One of the questions to respondents was about their likely reaction should their children marry a person from another ethnic group or a person of the same sex. More than half of French respondents said they would not like it if their daughter-in law or son-in-law were Muslim.
The respondents were also asked whether they personally have “had issues” with people from ethnic and religious minorities. Twenty-nine percent said they had been harassed by migrants from the Maghreb countries, a slightly smaller percentage said the same about Roma and Muslims.
Almost a third of the people polled said that the racist reaction can be justified and 66 percent believe that they cannot trust most people.
The poll focused on two particular minority groups: Muslims and Jews.
Almost a third of those polled believed that Muslims are poorly integrated into French society. More than half of respondents said they would be annoyed to see a woman covering her face with a veil. Fifty-four percent believe that immigrants are not a source of enrichment for France.

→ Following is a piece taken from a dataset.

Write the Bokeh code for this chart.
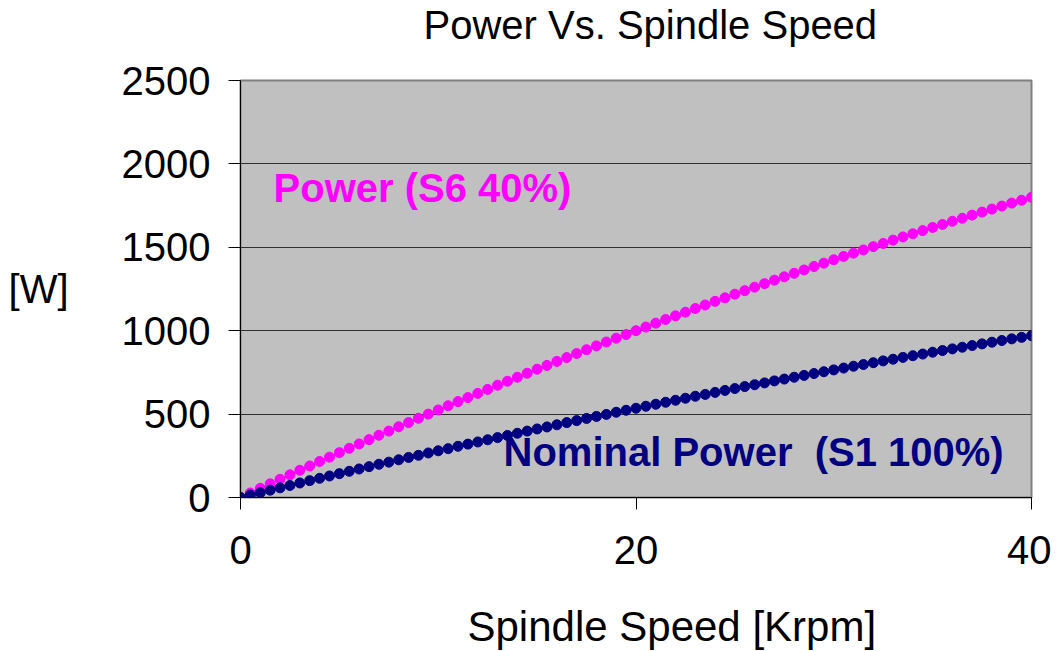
from bokeh.plotting import figure
from bokeh.models import Range1d, Label, FixedTicker, Title
from bokeh.embed import file_html
from bokeh.resources import INLINE

# Spindle speed [Krpm], sampled every 0.5 krpm
speed = [i * 0.5 for i in range(81)]

# Power (S6 40%) [W]
power_s6 = [0, 27, 55, 82, 109, 136, 163, 189, 216, 242,
            269, 295, 321, 347, 373, 398, 424, 449, 475, 500,
            525, 550, 575, 599, 624, 648, 673, 697, 721, 745,
            769, 792, 816, 839, 863, 886, 909, 932, 955, 977,
            1000, 1022, 1045, 1067, 1089, 1111, 1133, 1154, 1176, 1197,
            1219, 1240, 1261, 1282, 1303, 1323, 1344, 1364, 1385, 1405,
            1425, 1445, 1465, 1484, 1504, 1523, 1543, 1562, 1581, 1600,
            1619, 1637, 1656, 1674, 1693, 1711, 1729, 1747, 1765, 1782,
            1800]

# Nominal Power (S1 100%) [W]
power_s1 = [0, 15, 29, 44, 58, 72, 87, 101, 115, 129,
            143, 157, 171, 185, 199, 212, 226, 240, 253, 267,
            280, 293, 307, 320, 333, 346, 359, 372, 385, 398,
            411, 423, 436, 449, 461, 474, 486, 498, 511, 523,
            535, 547, 559, 571, 583, 595, 607, 618, 630, 642,
            653, 665, 676, 687, 699, 710, 721, 732, 743, 754,
            765, 776, 787, 797, 808, 819, 829, 840, 850, 860,
            871, 881, 891, 901, 911, 921, 931, 941, 951, 960,
            970]

x_ticks = [0, 20, 40]
y_ticks = [0, 500, 1000, 1500, 2000, 2500]

FONT = "Liberation Sans"
PINK = "#FF00FF"
NAVY = "#000080"

p = figure(width=1051, height=651, output_backend="svg", toolbar_location=None,
           x_range=Range1d(0, 40), y_range=Range1d(0, 2500),
           min_border_left=240, min_border_right=20,
           min_border_top=79, min_border_bottom=154,
           title=None)

p.background_fill_color = "#C0C0C0"
p.border_fill_color = "white"
p.outline_line_color = "#808080"
p.outline_line_width = 2

p.xgrid.visible = False
p.ygrid.ticker = FixedTicker(ticks=y_ticks)
p.ygrid.grid_line_color = "#303030"
p.ygrid.grid_line_width = 1

for ax in (p.xaxis, p.yaxis):
    ax.major_tick_out = 12
    ax.major_tick_in = 0
    ax.minor_tick_line_color = None
    ax.axis_line_color = "black"
    ax.major_tick_line_color = "black"
    ax.major_label_text_font = FONT
    ax.major_label_text_font_size = "40px"
    ax.major_label_text_color = "black"

p.xaxis.ticker = FixedTicker(ticks=x_ticks)
p.yaxis.ticker = FixedTicker(ticks=y_ticks)
p.xaxis.major_label_standoff = 26
p.yaxis.major_label_standoff = 18

p.yaxis.axis_label = "[W]"
p.yaxis.axis_label_orientation = "horizontal"
p.yaxis.axis_label_text_font = FONT
p.yaxis.axis_label_text_font_size = "40px"
p.yaxis.axis_label_text_font_style = "normal"
p.yaxis.axis_label_text_color = "black"
p.yaxis.axis_label_standoff = 50

# spacer panels (blank) so that titles sit further from the frame
p.add_layout(Title(text=" ", text_font_size="20px", standoff=10), "above")
p.add_layout(Title(text="Power Vs. Spindle Speed", align="left", offset=183,
                   standoff=0, text_font=FONT, text_font_size="40px",
                   text_font_style="normal", text_color="black"), "above")

p.add_layout(Title(text=" ", text_font_size="20px", standoff=10), "below")
p.add_layout(Title(text="Spindle Speed [Krpm]", align="left", offset=227,
                   standoff=0, text_font=FONT, text_font_size="42px",
                   text_font_style="normal", text_color="black"), "below")

p.line(speed, power_s6, line_color=PINK, line_width=2)
p.scatter(speed, power_s6, size=10, fill_color=PINK, line_color=PINK)
p.line(speed, power_s1, line_color=NAVY, line_width=2)
p.scatter(speed, power_s1, size=10, fill_color=NAVY, line_color=NAVY)

p.add_layout(Label(x=1.67, y=1854, text="Power (S6 40%)",
                   text_align="left", text_baseline="middle",
                   text_font=FONT, text_font_size="40px", text_font_style="bold",
                   text_color=PINK))
p.add_layout(Label(x=13.3, y=275, text="Nominal Power\u00a0 (S1 100%)",
                   text_align="left", text_baseline="middle",
                   text_font=FONT, text_font_size="40px", text_font_style="bold",
                   text_color=NAVY))

open("out.html", "w").write(file_html(p, INLINE))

The study also tried to reveal whether the French are prone to some anti-Semitic sentiments. More than 50 percent seemed to think that Jews are richer than the French, have a lot of power, and have more connection with Israel than with France. Ninety-one percent of respondents said that Jews in France are “very insular” and 13 percent even said that there are too many of them.
Ariel Goldmann, the president of the Jewish organization which backed the study called the results of the poll alarming saying that it proved a growing intolerance in French society.

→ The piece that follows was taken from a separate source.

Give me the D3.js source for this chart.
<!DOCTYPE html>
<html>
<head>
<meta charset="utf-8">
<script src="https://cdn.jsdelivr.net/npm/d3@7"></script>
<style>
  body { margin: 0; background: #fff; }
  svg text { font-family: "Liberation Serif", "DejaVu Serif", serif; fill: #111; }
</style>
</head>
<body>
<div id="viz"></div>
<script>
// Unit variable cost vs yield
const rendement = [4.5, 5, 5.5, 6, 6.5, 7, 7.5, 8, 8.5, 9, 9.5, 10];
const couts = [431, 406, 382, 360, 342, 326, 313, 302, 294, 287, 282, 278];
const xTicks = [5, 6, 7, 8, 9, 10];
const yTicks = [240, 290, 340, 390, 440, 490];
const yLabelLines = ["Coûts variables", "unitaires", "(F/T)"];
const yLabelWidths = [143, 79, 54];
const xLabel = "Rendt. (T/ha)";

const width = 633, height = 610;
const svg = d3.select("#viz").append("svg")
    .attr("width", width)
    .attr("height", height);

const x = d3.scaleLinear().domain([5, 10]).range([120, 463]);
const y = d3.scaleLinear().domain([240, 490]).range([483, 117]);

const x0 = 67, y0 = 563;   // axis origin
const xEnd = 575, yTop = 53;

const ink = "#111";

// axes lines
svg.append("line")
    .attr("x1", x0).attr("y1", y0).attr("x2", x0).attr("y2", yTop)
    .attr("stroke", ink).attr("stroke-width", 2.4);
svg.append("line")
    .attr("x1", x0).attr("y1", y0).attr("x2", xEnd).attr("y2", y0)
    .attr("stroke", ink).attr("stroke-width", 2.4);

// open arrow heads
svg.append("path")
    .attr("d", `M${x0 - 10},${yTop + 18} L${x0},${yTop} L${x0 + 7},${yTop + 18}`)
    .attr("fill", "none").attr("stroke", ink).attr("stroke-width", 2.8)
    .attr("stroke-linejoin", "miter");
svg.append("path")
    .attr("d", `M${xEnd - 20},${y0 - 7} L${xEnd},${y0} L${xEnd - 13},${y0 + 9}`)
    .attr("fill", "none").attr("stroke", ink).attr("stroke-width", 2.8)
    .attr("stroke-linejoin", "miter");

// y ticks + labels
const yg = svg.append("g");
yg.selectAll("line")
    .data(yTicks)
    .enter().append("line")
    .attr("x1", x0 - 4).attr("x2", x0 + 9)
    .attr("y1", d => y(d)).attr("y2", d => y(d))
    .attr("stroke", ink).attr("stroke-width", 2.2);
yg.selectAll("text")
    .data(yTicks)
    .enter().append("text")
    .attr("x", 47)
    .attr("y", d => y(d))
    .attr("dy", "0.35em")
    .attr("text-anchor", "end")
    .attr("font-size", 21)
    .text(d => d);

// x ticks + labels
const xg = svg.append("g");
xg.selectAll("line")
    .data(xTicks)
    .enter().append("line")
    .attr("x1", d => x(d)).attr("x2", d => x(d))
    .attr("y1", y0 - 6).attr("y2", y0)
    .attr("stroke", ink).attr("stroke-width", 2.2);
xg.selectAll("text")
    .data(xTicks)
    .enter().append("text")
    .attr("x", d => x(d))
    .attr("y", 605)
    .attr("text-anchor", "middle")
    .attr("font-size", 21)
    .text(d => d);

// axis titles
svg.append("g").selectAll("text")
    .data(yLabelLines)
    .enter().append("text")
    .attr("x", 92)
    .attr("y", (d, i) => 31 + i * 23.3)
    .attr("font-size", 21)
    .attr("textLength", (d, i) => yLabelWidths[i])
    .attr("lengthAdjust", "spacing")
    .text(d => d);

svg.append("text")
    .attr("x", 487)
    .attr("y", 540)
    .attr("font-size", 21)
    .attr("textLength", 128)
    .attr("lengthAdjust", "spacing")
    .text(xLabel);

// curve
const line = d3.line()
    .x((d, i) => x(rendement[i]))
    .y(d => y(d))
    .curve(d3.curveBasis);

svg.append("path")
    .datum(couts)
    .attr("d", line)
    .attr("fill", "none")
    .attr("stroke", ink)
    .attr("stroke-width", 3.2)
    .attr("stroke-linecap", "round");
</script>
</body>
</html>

"This study is neither accusatory or generalist. It is more of a measure of the ills that plague us as French people," he said as cited by JDD.
The research, however, was sharply criticized for being inflammatory and provocative.
“How can you publish such a poll? Being Muslim, Jewish or Catholic is not a “type of person”, it’s a belief!” Gerald Darmanin, the mayor of Tourcoing in northern France wrote on his Twitter page.
Nathalie Goulet, the vice-chairwoman of the senate foreign affairs committee, even called on the minister of Justice to launch an investigation against JDD for publishing the “odious” survey.
“Dear Minister of Justice … could you take action immediately against @leJDD,” she tweeted.
The problem of tolerance in French society became more urgent after the eruption of the refugee crisis last year, in addition to a heightened fear of terror attacks committed by Islamists after their incidence rate rose.
Since the Charlie Hebdo attacks in January 2015, the number of hate crimes has tripled against Muslims and doubled against Jews, the Telegraph reported citing official figures.
"Racism, anti-Semitism, hatred of Muslims, of foreigners, homophobia are increasing in an intolerable manner," French Prime Minister Manuel Valls said last April when the French government decided to take urgent steps aimed at eradicating “intolerable” racism in society, The Local reported.